In both contexts, the use of force and firearms was violated, resulting in the deaths of men, women and children, including the bludgeoning of six-month-old Baby Pendo, shootings of nine-year-old Stephanie Moraa and 12-year-old Yassin Moyo in Nyalenda in Kisumu and Mathare and Kiamaiko in Nairobi respectively.
Records show that such incidences tend to occur in poor urban areas and far-flung areas during police operations allegedly designed to fight violent crime and also in the fight against terrorism, mainly affecting coastal areas, northeastern and some parts of Nairobi. Some justify these actions as necessary to protect innocent Kenyans from dangerous criminals. However, no civilised society can thrive when specific individuals are given the power of judge, jury and executioner.
That is why the Constitution dictates that every person has a right to have their guilt or innocence determined in a judicial process to ensure that State sanctions are directed to those deserving of punishment.

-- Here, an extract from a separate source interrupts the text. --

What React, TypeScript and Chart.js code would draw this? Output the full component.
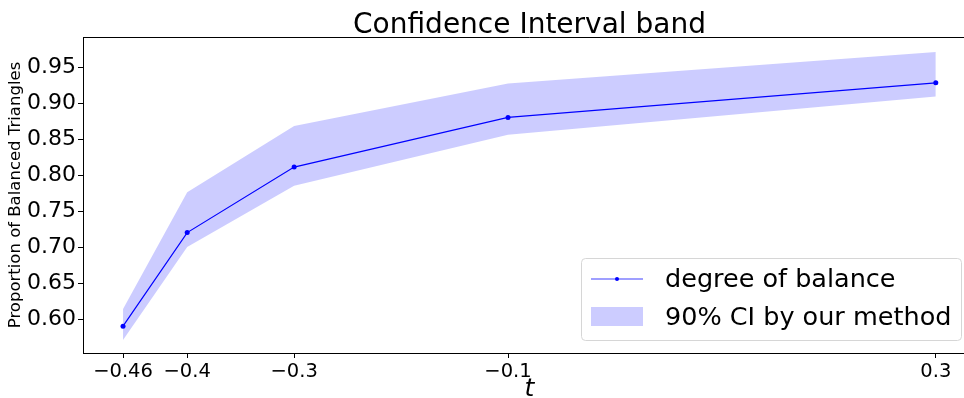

If we accept a situation where law enforcement profiles people and make decisions on what to do with them, many innocent and disenfranchised persons will suffer. Besides, the state should not act like the criminals and terrorists it purports to fight.
Despite police reforms that introduced civilian oversight with the power to investigate police, created a witness protection agency and a robust and independent office of public prosecutions and judiciary, the report finds that witness tampering is rampant and that justice is often severely delayed even when officers are charged in court.
The last decade has seen several convictions of rogue officers and public trials that revealed chilling details of how some officers operate with impunity. For instance, two of the officers charged with the killing of lawyer Willie Kimani, his client Josephat Mwenda and their driver Joseph Muiruri have since been charged with killing Peter Mutua Musyoka the same year.
We have made some progress in inculcating accountability, human rights compliance and professional policing. However, more needs to be done to break down systems that allow officers to be a law unto themselves.